◆ **Short exercise**
Every line of the data that contains the string "React" must be copied.

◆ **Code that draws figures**
--
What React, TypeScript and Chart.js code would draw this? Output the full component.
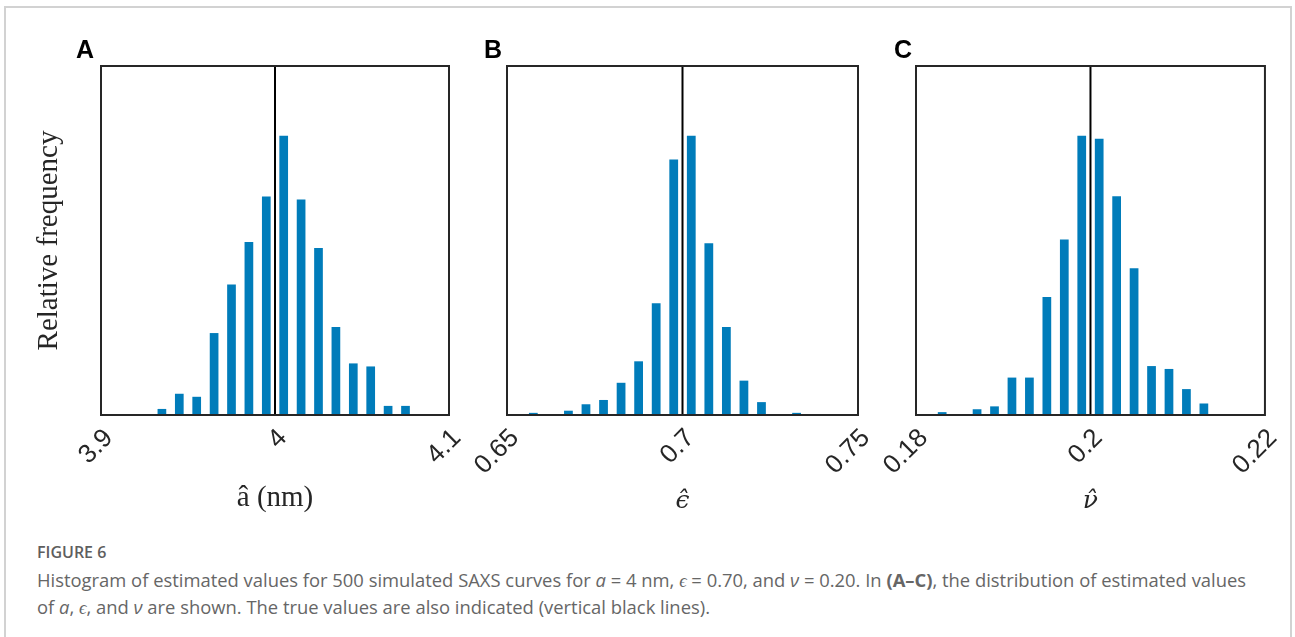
import React, { useEffect, useRef } from 'react';
import { Chart, registerables } from 'chart.js';
Chart.register(...registerables);

// ---------- data ----------
const binsA = [3.935, 3.945, 3.955, 3.965, 3.975, 3.985, 3.995, 4.005, 4.015, 4.025, 4.035, 4.045, 4.055, 4.065, 4.075];
const freqA = [0.004, 0.014, 0.012, 0.054, 0.086, 0.114, 0.144, 0.184, 0.142, 0.11, 0.058, 0.034, 0.032, 0.006, 0.006];
const ticksA = [3.9, 4.0, 4.1];
const tickLabelsA = ['3.9', '4', '4.1'];
const trueA = 4.0;

const binsB = [0.6575, 0.6625, 0.6675, 0.6725, 0.6775, 0.6825, 0.6875, 0.6925, 0.6975, 0.7025, 0.7075, 0.7125, 0.7175, 0.7225, 0.7275, 0.7325];
const freqB = [0.002, 0, 0.004, 0.01, 0.014, 0.03, 0.05, 0.104, 0.238, 0.26, 0.16, 0.082, 0.032, 0.012, 0, 0.002];
const ticksB = [0.65, 0.7, 0.75];
const tickLabelsB = ['0.65', '0.7', '0.75'];
const trueB = 0.7;

const binsC = [0.183, 0.185, 0.187, 0.189, 0.191, 0.193, 0.195, 0.197, 0.199, 0.201, 0.203, 0.205, 0.207, 0.209, 0.211, 0.213];
const freqC = [0.002, 0, 0.004, 0.006, 0.026, 0.026, 0.082, 0.122, 0.194, 0.192, 0.152, 0.102, 0.034, 0.032, 0.018, 0.008];
const ticksC = [0.18, 0.2, 0.22];
const tickLabelsC = ['0.18', '0.2', '0.22'];
const trueC = 0.2;

const panelLetters = ['A', 'B', 'C'];
const xTitles = ['\u00e2 (nm)', '\u03f5\u0302', '\u03bd\u0302'];
const yTitle = 'Relative frequency';

const BAR_COLOR = '#007CBA';
const AXIS_COLOR = '#262626';

const boxPlugin = {
  id: 'axesBox',
  afterDraw(chart: any) {
    const { ctx, chartArea: a } = chart;
    ctx.save();
    ctx.strokeStyle = AXIS_COLOR;
    ctx.lineWidth = 2;
    ctx.strokeRect(a.left, a.top, a.right - a.left, a.bottom - a.top);
    ctx.restore();
  },
};

type PanelSpec = {
  bins: number[];
  freq: number[];
  ticks: number[];
  tickLabels: string[];
  trueVal: number;
  xTitle: string;
  greek: boolean;
  showY: boolean;
  canvasLeft: number;
  canvasWidth: number;
  plotLeft: number;
  plotRight: number;
};

const CANVAS_H = 530;
const PLOT_TOP = 66;
const PLOT_BOTTOM = 415;

const panels: PanelSpec[] = [
  { bins: binsA, freq: freqA, ticks: ticksA, tickLabels: tickLabelsA, trueVal: trueA, xTitle: xTitles[0], greek: false, showY: true, canvasLeft: 0, canvasWidth: 480, plotLeft: 101, plotRight: 449 },
  { bins: binsB, freq: freqB, ticks: ticksB, tickLabels: tickLabelsB, trueVal: trueB, xTitle: xTitles[1], greek: true, showY: false, canvasLeft: 410, canvasWidth: 480, plotLeft: 507, plotRight: 858 },
  { bins: binsC, freq: freqC, ticks: ticksC, tickLabels: tickLabelsC, trueVal: trueC, xTitle: xTitles[2], greek: true, showY: false, canvasLeft: 820, canvasWidth: 475, plotLeft: 916, plotRight: 1267 },
];

function Panel({ p }: { p: PanelSpec }) {
  const ref = useRef<HTMLCanvasElement | null>(null);
  useEffect(() => {
    if (!ref.current) return;
    const yMax = Math.max(...p.freq) * 1.25;
    const chart = new Chart(ref.current, {
      type: 'bar',
      data: {
        datasets: [
          {
            type: 'line',
            data: [{ x: p.trueVal, y: 0 }, { x: p.trueVal, y: yMax }],
            borderColor: '#000000',
            borderWidth: 2,
            pointRadius: 0,
            order: 0,
          } as any,
          {
            type: 'bar',
            data: p.bins.map((b, i) => ({ x: b, y: p.freq[i] })),
            backgroundColor: BAR_COLOR,
            borderWidth: 0,
            barPercentage: 0.5,
            categoryPercentage: 1,
            order: 1,
          } as any,
        ],
      },
      options: {
        responsive: false,
        animation: false,
        events: [],
        layout: { padding: { top: PLOT_TOP, right: p.canvasLeft + p.canvasWidth - p.plotRight, bottom: 0, left: 0 } },
        plugins: { legend: { display: false }, tooltip: { enabled: false } },
        scales: {
          x: {
            type: 'linear',
            offset: false,
            min: p.ticks[0],
            max: p.ticks[p.ticks.length - 1],
            grid: { display: false, drawTicks: false, offset: false },
            border: { display: false },
            afterBuildTicks: (s: any) => {
              s.ticks = p.ticks.map((v) => ({ value: v }));
            },
            afterFit: (s: any) => {
              s.height = CANVAS_H - PLOT_BOTTOM;
            },
            ticks: {
              autoSkip: false,
              minRotation: 45,
              maxRotation: 45,
              padding: 8,
              labelOffset: 8,
              color: AXIS_COLOR,
              font: { family: 'Liberation Sans', size: 26 },
              callback: (_v: any, i: number) => p.tickLabels[i],
            },
            title: {
              display: true,
              text: p.xTitle,
              color: AXIS_COLOR,
              font: p.greek
                ? { family: 'DejaVu Serif', size: 25, style: 'italic' }
                : { family: 'Liberation Serif', size: 29, style: 'normal' },
              padding: { top: 0, bottom: 14 },
            },
          },
          y: {
            type: 'linear',
            min: 0,
            max: yMax,
            grid: { display: false, drawTicks: false },
            border: { display: false },
            ticks: { display: false },
            afterFit: (s: any) => {
              s.width = p.plotLeft - p.canvasLeft;
            },
            title: {
              display: p.showY,
              text: yTitle,
              color: AXIS_COLOR,
              font: { family: 'Liberation Serif', size: 29 },
              padding: { top: 32, bottom: 0 },
            },
          },
        },
      } as any,
      plugins: [boxPlugin],
    });
    return () => chart.destroy();
  }, [p]);
  return (
    <canvas
      ref={ref}
      width={p.canvasWidth}
      height={CANVAS_H}
      style={{ position: 'absolute', left: p.canvasLeft, top: 0, width: p.canvasWidth, height: CANVAS_H }}
    />
  );
}

const letterLefts = [76, 484, 894];

export default function App() {
  const captionColor = '#666666';
  return (
    <div style={{ position: 'absolute', left: 0, top: 0, width: 1295, height: 637, overflow: 'hidden', background: '#ffffff' }}>
      <div style={{ position: 'absolute', left: 4, top: 6, width: 1284, height: 720, border: '2px solid #d2d2d2', boxSizing: 'content-box' }} />
      {panels.map((p, i) => (
        <Panel key={i} p={p} />
      ))}
      {panelLetters.map((l, i) => (
        <div
          key={l}
          style={{ position: 'absolute', left: letterLefts[i], top: 37, fontFamily: 'Liberation Sans', fontWeight: 700, fontSize: 25, lineHeight: '25px', color: '#000' }}
        >
          {l}
        </div>
      ))}
      <div style={{ position: 'absolute', left: 37, top: 539, fontFamily: 'Open Sans', fontSize: 18.4, lineHeight: '27px', color: captionColor, whiteSpace: 'nowrap' }}>
        <div style={{ fontWeight: 600, color: '#5e5e5e', fontSize: 16 }}>FIGURE 6</div>
        <div>
          Histogram of estimated values for 500 simulated SAXS curves for <i>a</i> = 4 nm, <i>{'\u03f5'}</i> = 0.70, and <i>{'\u03bd'}</i> = 0.20. In <b>(A–C)</b>, the distribution of estimated values
        </div>
        <div>
          of <i>a</i>, <i>{'\u03f5'}</i>, and <i>{'\u03bd'}</i> are shown. The true values are also indicated (vertical black lines).
        </div>
      </div>
    </div>
  );
}
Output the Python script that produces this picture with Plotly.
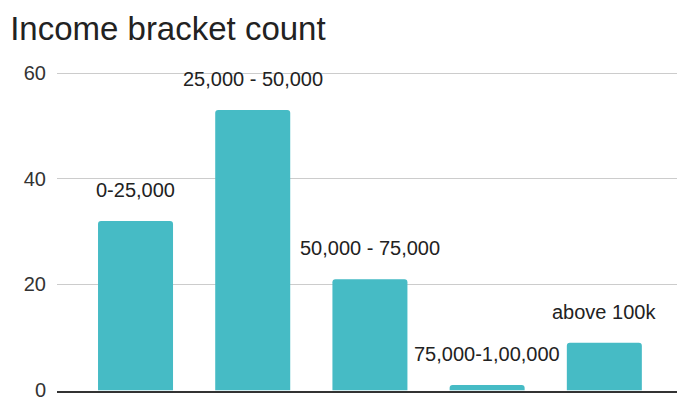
--
◆ **Written response**
What React, TypeScript and Chart.js code would draw this? Output the full component.
import React, { useEffect, useRef } from 'react';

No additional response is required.